WASHINGTON — He likes guns, and Donald Trump, meaning that at least superficially, there is little distinction between A. Wayne Johnson and most other Republican candidates for higher office across the United States.
The office Johnson is seeking happens to be that of U.S. senator from Georgia, which will be open after Sen. Johnny Isakson retires at the end of 2019. Georgia’s current governor, Brian Kemp, will make the appointment.
Last year, Kemp won the gubernatorial mansion by narrowly defeating progressive Democratic candidate Stacey Abrams. Abrams alleged that Kemp won because he and fellow Republicans engineered a massive voter suppression effort targeting African-Americans.
Abrams’s defeat became a cause célèbre for progressives and good-government watchdogs; Johnson dismissed her accusations with the confidence of other Republicans, asserting that Georgia “absolutely” does not have an issue with voter suppression.
So far, so good, as far as Johnson’s conservative bona fides are concerned.
Until he starts talking about college loans. College loans are the sole issue propelling Johnson’s candidacy. And they are propelling him solidly into the territory of Bernie Sanders and Elizabeth Warren, even as he seeks a Senate seat in a state Trump won in 2016, albeit by only 5 points. He is doing so after two years in the Department of Education, where he worked on higher education financing. That experience left him so rattled that he now wants to forgive college loans altogether.
As far as single-issue campaigns go, college loans don’t seem to have the moral sexiness of, say, climate change. But they too are a kind of existential threat, with nearly $1.6 trillion owed in outstanding debt taken out by 43 million total borrowers. Some believe college loans are due for the kind of reckoning that befell the overleveraged housing market in 2007-08.
That fear is enough for Johnson to justify a run for the U.S. Senate, despite having never sought public office before. His plan is simple: He wants to forgive all student debt up to $50,000. (That would cover most student debt, since the average loan is about $33,000.) That would be in addition to the $50,000 grant each student would receive to attend college in lieu of having to take out new loans. The twin initiatives would be funded by a 1 percent corporate tax.
Taxing corporations to pay for education is a position that might sound at home on the debate stage — for the Democratic presidential nomination. It seems plainly at odds with where the Republican Party is in 2019, and where it has been since roughly the Goldwater era. But he insists that expelling the government from “the student loan business” is fundamentally conservative, if also pretty expensive. It’s also a fair question whether federal education subsidies amount to much of an “expulsion.”

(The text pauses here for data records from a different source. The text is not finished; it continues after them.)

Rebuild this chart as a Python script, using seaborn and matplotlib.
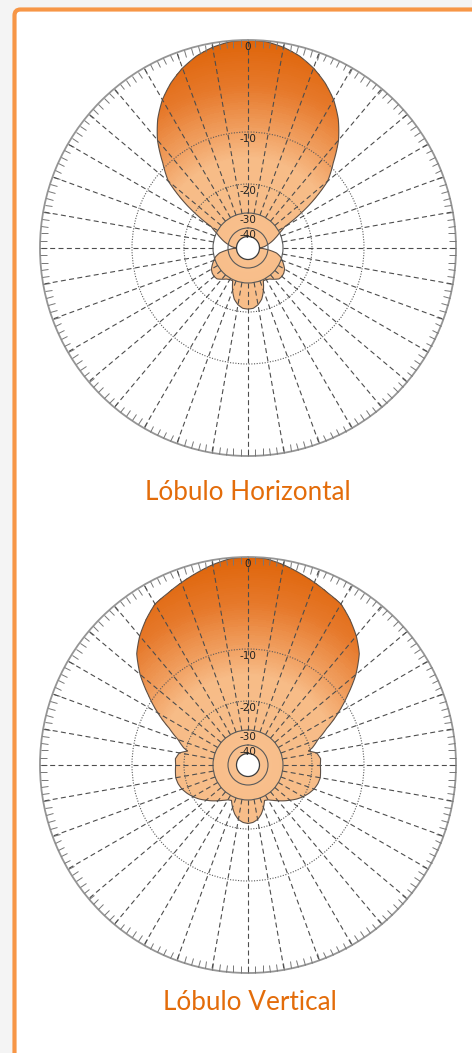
import numpy as np
import matplotlib
matplotlib.use('Agg')
import matplotlib.pyplot as plt
from matplotlib.colors import LinearSegmentedColormap
from matplotlib.patches import FancyBboxPatch, PathPatch
from matplotlib.path import Path
from matplotlib.transforms import IdentityTransform
import seaborn as sns

# diagramas de radiacion: angulo (grados, horario desde arriba) y nivel (dB)
# solo la mitad derecha, el diagrama es simetrico
ang_h = [0, 5, 10, 15, 20, 25, 30, 35, 40, 45, 50, 55, 60, 65, 70, 75, 80, 85, 90,
         95, 100, 105, 110, 115, 120, 125, 130, 135, 140, 145, 150, 155, 160, 165,
         170, 175, 180]
db_h = [0, -0.1, -0.45, -1.0, -1.8, -2.8, -4.0, -5.5, -7.3, -9.5, -12.3, -18.0,
        -27.5, -30.5, -34, -37, -40, -44, -50,
        -40, -34, -31, -29.5, -28.5, -27.5, -27, -26.8, -27, -28, -29, -29.5,
        -29.6, -26.5, -23.8, -22.2, -21.2, -21]

ang_v = [0, 5, 10, 15, 20, 25, 30, 35, 40, 45, 50, 55, 60, 65, 70, 75, 77, 80, 85,
         90, 95, 100, 105, 110, 115, 120, 125, 130, 135, 140, 145, 150, 155, 160,
         165, 170, 175, 180]
db_v = [0, -0.1, -0.5, -1.0, -1.5, -2.0, -2.4, -3.3, -4.3, -5.5, -7.3, -9.4,
        -12.3, -15.6, -18.0, -19.5, -20.7, -18.9, -18.3,
        -18.4, -18.3, -18.2, -18.4, -18.8, -19.4, -20.2, -21.6, -23.2, -24.6,
        -26.0, -27.2, -28.2, -28.6, -26.5, -24.5, -23.0, -22.2, -21.9]

ring_db = [0, -10, -20, -30, -40]
ring_labels = ['0', '-10', '-20', '-30', '-40']
titles = ['Lóbulo Horizontal', 'Lóbulo Vertical']

# escala radial no lineal (dB -> radio en px del original)
knots_db = [-1060, -60, -50, -40, -30, -20, -10, 0, 1000]
knots_px = [-1000, 0, 11.5, 20, 35, 64, 116, 208, 9408]


def fwd(x):
    return np.interp(x, knots_db, knots_px)


def inv(y):
    return np.interp(y, knots_px, knots_db)


sns.set_theme(style='white')
lobe_cmap = LinearSegmentedColormap.from_list(
    'lobe', [(0, '#F8C08E'), (0.7, '#F7BC87'), (0.8, '#F1A264'),
             (0.9, '#E6792B'), (1, '#DF650A')])

fig = plt.figure(figsize=(4.72, 10.53), dpi=100, facecolor='#F4F4F4')
fig.add_artist(FancyBboxPatch((14.5, -40), 600, 1043.5 + 40,
                              boxstyle='round,pad=0,rounding_size=6',
                              transform=IdentityTransform(), facecolor='white',
                              edgecolor='#F79646', linewidth=3, zorder=-1))


def draw_lobe(ax, ang, db):
    ang = np.array(ang, dtype=float)
    db = np.array(db, dtype=float)
    theta = np.deg2rad(np.r_[ang, 360 - ang[-2::-1]])
    r = np.r_[db, db[-2::-1]]

    ax.set_theta_zero_location('N')
    ax.set_theta_direction(-1)
    ax.set_rscale('function', functions=(fwd, inv))
    ax.patch.set_facecolor('none')

    # contorno del diagrama (interpolado en polar por matplotlib)
    verts = np.vstack([np.c_[theta, r], [[theta[0], r[0]]]])
    codes = [Path.MOVETO] + [Path.LINETO] * (len(theta) - 1) + [Path.CLOSEPOLY]
    outline = PathPatch(Path(verts, codes, _interpolation_steps=12),
                        facecolor='none', edgecolor='#5E5046', linewidth=0.8,
                        zorder=1.6)
    ax.add_patch(outline)

    # relleno degradado recortado al diagrama
    tt = np.deg2rad(np.linspace(0, 360, 361))
    rr = np.linspace(-50, 0, 201)
    cc = np.tile(((rr[:-1] + rr[1:]) / 2)[:, None], (1, 360))
    mesh = ax.pcolormesh(tt, rr, cc, cmap=lobe_cmap, vmin=-50, vmax=0,
                         shading='flat', zorder=1)
    mesh.set_clip_path(outline)

    ax.set_ylim(-50, 0)
    ax.set_rorigin(-60)

    # circulos de nivel
    ax.set_yticks([-40, -30, -20, -10])
    ax.set_yticklabels([])
    ax.tick_params(axis='y', length=0)
    ax.set_axisbelow(False)
    ax.yaxis.grid(True, color='#5a5a5a', linewidth=0.8)
    ax.xaxis.grid(False)
    for gl, ls in zip(ax.yaxis.get_gridlines(),
                      ['-', '-', (0, (1, 1.4)), (0, (1, 1.4))]):
        gl.set_linestyle(ls)

    # radios cada 10 grados
    ax.vlines(np.deg2rad(np.arange(0, 360, 10)), -30, 0, colors='#4d4d4d',
              linestyles=(0, (4.5, 3)), linewidth=0.8, zorder=2.6)

    # marcas en el anillo exterior
    ax.set_xticks(np.deg2rad(np.arange(0, 360, 10)))
    ax.set_xticks(np.deg2rad(np.arange(0, 360, 2)), minor=True)
    ax.set_xticklabels([])
    ax.tick_params(axis='x', which='both', bottom=False, top=True,
                   labeltop=False, direction='in', length=5, width=0.7,
                   color='#777777', pad=0)
    ax.spines['polar'].set_color('#959595')
    ax.spines['polar'].set_linewidth(1.3)
    ax.spines['inner'].set_color('#3c3c3c')
    ax.spines['inner'].set_linewidth(0.9)

    for v, s in zip(ring_db, ring_labels):
        ax.annotate(s, xy=(0, v), xytext=(0, -1.5), textcoords='offset points',
                    ha='center', va='top', fontsize=7.5, color='#222222',
                    zorder=5)


ax1 = fig.add_axes([40 / 472, 1 - 456 / 1053, 416 / 472, 416 / 1053],
                   projection='polar')
draw_lobe(ax1, ang_h, db_h)
ax2 = fig.add_axes([40 / 472, 1 - 973 / 1053, 416 / 472, 416 / 1053],
                   projection='polar')
draw_lobe(ax2, ang_v, db_v)

fig.text(248 / 472, 1 - 492 / 1053, titles[0], ha='center', va='center',
         fontsize=18.8, color='#E36C0A', family=['Lato', 'DejaVu Sans'])
fig.text(250 / 472, 1 - 1003 / 1053, titles[1], ha='center', va='center',
         fontsize=18.8, color='#E36C0A', family=['Lato', 'DejaVu Sans'])

fig.savefig('out.png', dpi=100, facecolor=fig.get_facecolor())
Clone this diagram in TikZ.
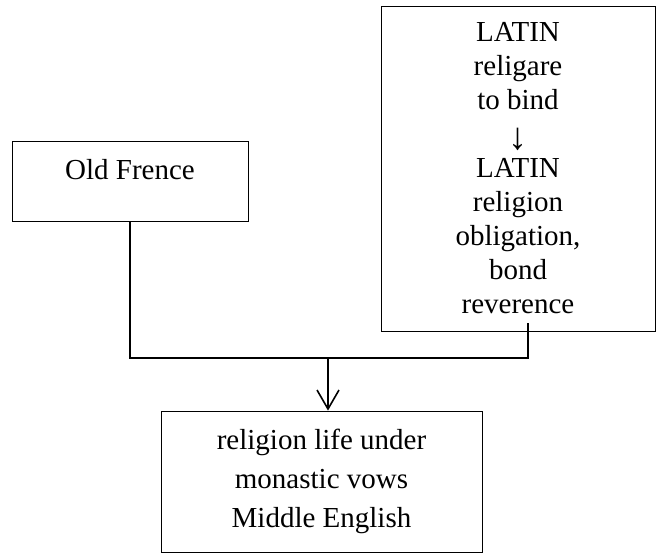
\documentclass[tikz,border=0pt]{standalone}
\usepackage{fontspec}
\setmainfont{Liberation Serif}
\usetikzlibrary{arrows.meta,positioning}

\begin{document}
\begin{tikzpicture}[x=1pt,y=1pt,
            box/.style={draw=black,line width=0.8pt,inner sep=0pt,align=center,
                        font=\fontsize{29}{34}\selectfont},
            link/.style={line width=1.6pt,draw=black},
            arrow/.style={link,-{Straight Barb[length=19pt,width=22pt]}}]
            \useasboundingbox (0,0) rectangle (657,-554);
            \node[box,minimum width=236pt,text height=38pt,text depth=42pt] (old) at (130,-181) {Old Frence};
            \node[box,minimum width=274pt,minimum height=325pt] (latin) at (518,-168.5)
                {LATIN\\religare\\to bind\\\smash{\raisebox{-6pt}{\fontsize{38}{34}\selectfont ↓}}\\LATIN\\religion\\obligation,\\bond\\reverence};
            \node[box,minimum width=321pt,minimum height=141pt] (middle) at (321.5,-481.5)
                {religion life under\\[5pt]monastic vows\\[5pt]Middle English};
            \coordinate (join) at (328,-358);
            \coordinate (tap) at ([xshift=10pt]latin.south);
            \draw[link] (old.south) |- (tap |- join) -- ([yshift=8pt]tap);
            \draw[arrow] (join) -- (join |- middle.north);
        \end{tikzpicture}
\end{document}
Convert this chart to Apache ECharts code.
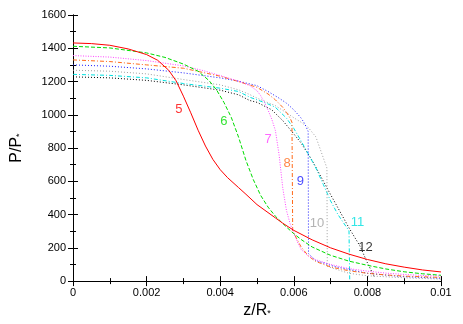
<!DOCTYPE html>
<html lang="en">
<head>
    <meta charset="UTF-8">
    <title>P/P* vs z/R*</title>
    <style>
        html, body { margin: 0; padding: 0; background: #fff; }
    </style>
</head>
<body>
<div id="main" style="width: 463px;height:324px;"></div>
<script src="https://cdn.jsdelivr.net/npm/echarts@6/dist/echarts.min.js"></script>
<script>
    // curves, [z/R*, P/P*]
    var curve5 = [[0,1432],[0.0005,1428],[0.001,1418],[0.0015,1396],[0.002,1362],[0.0023,1328],[0.0026,1268],[0.0028,1205],
        [0.003,1112],[0.0032,1012],[0.0034,907],[0.0036,812],[0.0038,732],[0.004,670],[0.0042,622],[0.0045,562],[0.0047,522],
        [0.005,460],[0.0055,380],[0.0057,348],[0.006,305],[0.0065,248],[0.007,200],[0.0075,162],[0.008,130],[0.0085,104],
        [0.009,84],[0.0095,67],[0.01,55]];
    var curve6 = [[0,1412],[0.001,1402],[0.002,1372],[0.0025,1345],[0.003,1305],[0.0034,1262],[0.0037,1205],[0.0039,1150],
        [0.0041,1075],[0.0043,985],[0.0045,865],[0.0047,725],[0.0049,610],[0.0051,515],[0.0053,445],[0.0055,390],[0.0058,325],
        [0.006,285],[0.0062,250],[0.0065,205],[0.007,155],[0.0075,120],[0.008,95],[0.0085,73],[0.009,56],[0.0095,44],[0.01,35]];
    var curve7 = [[0,1356],[0.001,1347],[0.002,1326],[0.003,1294],[0.0035,1268],[0.004,1236],[0.0045,1202],[0.0048,1176],
        [0.005,1145],[0.0051,1115],[0.0052,1075],[0.0053,1028],[0.0054,975],[0.0055,905],[0.0056,760],[0.0057,560],
        [0.0058,425],[0.0059,345],[0.006,290],[0.0061,235],[0.0062,190],[0.0064,150],[0.0066,128],[0.007,100],[0.0075,75],
        [0.008,60],[0.0085,48],[0.009,40],[0.0095,34],[0.01,30]];
    var curve8 = [[0,1330],[0.001,1320],[0.002,1300],[0.003,1280],[0.004,1232],[0.0045,1200],[0.005,1165],[0.0053,1125],
        [0.0055,1090],[0.0057,1045],[0.0058,1015],[0.0059,980],[0.00595,955],[0.00597,300],[0.0062,205],[0.0064,150],
        [0.0066,118],[0.007,85],[0.0075,62],[0.008,47],[0.0085,37],[0.009,30],[0.01,22]];
    var curve9 = [[0,1300],[0.001,1292],[0.002,1276],[0.003,1252],[0.004,1222],[0.0045,1202],[0.005,1175],[0.0053,1140],
        [0.0056,1100],[0.0058,1070],[0.006,1030],[0.0062,980],[0.0063,945],[0.00639,900],[0.0064,165],[0.0066,123],
        [0.0071,88],[0.008,47],[0.0089,28],[0.01,17]];
    var curve10 = [[0,1268],[0.001,1262],[0.002,1246],[0.003,1212],[0.004,1180],[0.0045,1150],[0.0048,1122],[0.005,1100],
        [0.0055,1055],[0.0058,1012],[0.006,982],[0.0062,955],[0.0064,922],[0.0066,867],[0.0069,680],[0.00691,88],
        [0.0075,47],[0.008,32],[0.009,20],[0.01,12]];
    var curve11 = [[0,1243],[0.001,1237],[0.002,1222],[0.003,1188],[0.004,1160],[0.0045,1140],[0.0048,1106],[0.005,1090],
        [0.0053,1065],[0.0055,1045],[0.0058,980],[0.006,918],[0.0062,842],[0.0064,762],[0.0066,680],[0.0068,582],
        [0.007,482],[0.0072,400],[0.0075,302],[0.00752,0]];
    var curve12 = [[0,1228],[0.001,1222],[0.002,1207],[0.003,1180],[0.004,1148],[0.0045,1120],[0.0048,1086],[0.005,1075],
        [0.0054,1030],[0.0057,965],[0.006,885],[0.0062,830],[0.0065,725],[0.007,520],[0.0075,320],[0.0078,210],
        [0.008,110],[0.0082,20]];

    var curveNames = ['5', '6', '7', '8', '9', '10', '11', '12'];
    var curveData = [curve5, curve6, curve7, curve8, curve9, curve10, curve11, curve12];
    var curveColors = ['#ff0000', '#00dd00', '#ff44ff', '#ff6a1a', '#1a1aff', '#a0a0a0', '#00e0e0', '#000000'];
    var curveDash = ['solid', [4, 2], [1, 1.5], [4, 2, 1, 2], [1, 2], [1, 2], [4, 2, 1, 2], [1, 2]];

    // curve labels placed in the plot
    var labelZ = [0.00288, 0.0041, 0.0053, 0.00582, 0.00618, 0.00663, 0.00773, 0.00795];
    var labelP = [1032, 961, 850, 710, 600, 345, 350, 205];

    var myChart = echarts.init(document.getElementById('main'));

    var font = 'Liberation Sans';
    var series = [];
    for (var i = 0; i < curveData.length; i++) {
        series.push({
            name: curveNames[i],
            type: 'line',
            data: curveData[i],
            showSymbol: false,
            symbol: 'none',
            lineStyle: { color: curveColors[i], width: 1, type: curveDash[i] },
            z: 10 - i
        });
    }

    var labelPoints = [];
    for (var j = 0; j < curveNames.length; j++) {
        labelPoints.push({
            value: [labelZ[j], labelP[j]],
            label: { show: true, formatter: curveNames[j], color: curveColors[j] }
        });
    }
    series.push({
        type: 'scatter',
        data: labelPoints,
        symbolSize: 0,
        silent: true,
        label: { show: true, position: 'inside', fontSize: 13, fontFamily: font },
        z: 20
    });

    var tickFmt = function (v) {
        return String(+v.toFixed(4));
    };

    option = {
        animation: false,
        backgroundColor: '#fff',
        grid: { left: 73, right: 22, top: 15, bottom: 36 },
        xAxis: [
            {
                type: 'value',
                min: 0, max: 0.01, interval: 0.002,
                name: '{a|z/R}{s|*}',
                nameLocation: 'middle',
                nameGap: 18,
                nameTextStyle: {
                    rich: {
                        a: { fontSize: 16, fontFamily: font, color: '#000' },
                        s: { fontSize: 9, fontFamily: font, color: '#000', padding: [6, 0, 0, 0] }
                    }
                },
                axisLine: { lineStyle: { color: '#000', width: 1 } },
                axisTick: { inside: true, length: 5, lineStyle: { color: '#000' } },
                minorTick: { show: true, splitNumber: 2, length: 3, lineStyle: { color: '#000' } },
                splitLine: { show: false },
                axisLabel: { formatter: tickFmt, fontSize: 11, fontFamily: font, color: '#000', margin: 6 }
            },
            {
                type: 'value', position: 'top',
                min: 0, max: 0.01, interval: 0.002,
                axisLine: { show: true, lineStyle: { color: '#000', width: 1 } },
                axisTick: { inside: true, length: 5, lineStyle: { color: '#000' } },
                minorTick: { show: true, splitNumber: 2, length: 3, lineStyle: { color: '#000' } },
                splitLine: { show: false },
                axisLabel: { show: false }
            }
        ],
        yAxis: [
            {
                type: 'value',
                min: 0, max: 1600, interval: 200,
                name: '{a|P/P}{s|*}',
                nameLocation: 'middle',
                nameRotate: 90,
                nameGap: 48,
                nameTextStyle: {
                    rich: {
                        a: { fontSize: 16, fontFamily: font, color: '#000' },
                        s: { fontSize: 9, fontFamily: font, color: '#000', padding: [6, 0, 0, 0] }
                    }
                },
                axisLine: { show: true, lineStyle: { color: '#000', width: 1 } },
                axisTick: { inside: true, length: 5, lineStyle: { color: '#000' } },
                minorTick: { show: true, splitNumber: 2, length: 3, lineStyle: { color: '#000' } },
                splitLine: { show: false },
                axisLabel: { formatter: tickFmt, fontSize: 11, fontFamily: font, color: '#000', margin: 7 }
            },
            {
                type: 'value', position: 'right',
                min: 0, max: 1600, interval: 200,
                axisLine: { show: true, lineStyle: { color: '#000', width: 1 } },
                axisTick: { inside: true, length: 5, lineStyle: { color: '#000' } },
                minorTick: { show: true, splitNumber: 2, length: 3, lineStyle: { color: '#000' } },
                splitLine: { show: false },
                axisLabel: { show: false }
            }
        ],
        series: series
    };

    myChart.setOption(option);
</script>
</body>
</html>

Johnson is one of about 500 candidates who hope to be named by Kemp to Isakson’s seat next year. Whoever earns it will have to defend the seat in 2020 and then again in 2022, when Isakson would have faced reelection. Democrats are bound to mount a fierce campaign for the seat, since Georgia has been shifting leftward for some years. That reality means that Kemp is bound to appoint someone who is politically adroit enough to defend the seat only a few months later.
Not only that, but Johnson knows perfectly well that being elected on a promise and making good on that promise are several galaxies apart. Despite that, he is intent on spreading his message. That effort has been helped along by the fact that he worked for Betsy DeVos, the education secretary despised by progressives. His ideas, which sound like they’re borrowed from those very same DeVos-hating progressives, made Johnson a curiosity for the national media, where he has gotten plenty of favorable attention.
Many of the policies DeVos has enacted were reversals of previous approaches that tried to lessen the financial burden on students. Johnson, who had previously worked in finance, says he is proud of his service in the Trump administration. According to the Institute for College Access & Success, though, student debt grew by a quarter-trillion dollars during the two years Johnson spent in Washington.